TERMINAL | Angus MacKinnon

The Skurrel

skurrel (v): “We collect whatever we can find from the street or bins before the municipality gets it. I start at about half past four every morning; some of the others start later. From there we either take it to the scrap-yard, you know, or we try and sell it during the day. Sometimes we keep things if we can use them. Yesterday I found a fully working toaster, man. Someone had just thrown it away; I got 100 bucks for it. That’s how I survive.” Quinton (September 2012: personal communication)

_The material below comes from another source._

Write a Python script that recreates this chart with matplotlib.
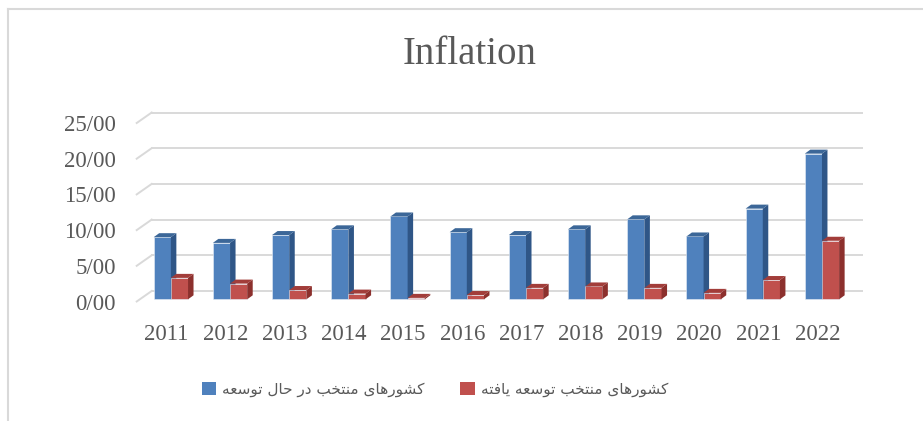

This body of work is a photographic exploration of the informal economy of skurreling and the individuals who make a living from it. Skurreling (also known as reclaiming, mining, trolley-pushing, waste-picking, recycling, scavenging and grab-grab) is the act of collecting, transporting, sorting and re-selling any available material worthy of recycling. Although this unofficial job title is something outside of the formal sector, it is a significant feature of the recycling industry, which would not function in the same way without it. Skurrelers collect and pack their trolleys with loads of up to 120kg and push them to buy-back depots for distances that can exceed 30km in a singe day. Each day’s pay is dependant on the type and amount of material that is collected – an average day’s pay after a haul is between R150 and R250. Owing to the poverty-stricken living conditions that most skurrelers survive in they are more often than not regarded as a nuisance or simply go unnoticed in the general public’s eye. In order to address this invisibility I felt portraits of skurrelers and trolleys would be a successful genre in which to portray these individuals and this economy. The presence of the portable studio backdrop is a reference to formal portraiture. The use of it as part of my visual language is an attempt to produce formal portraits of those who are participating in a distinctly informal activity. Furthermore, it serves to isolate the subject from the background but does not remove them from their context, which is in the street and on the skurrel.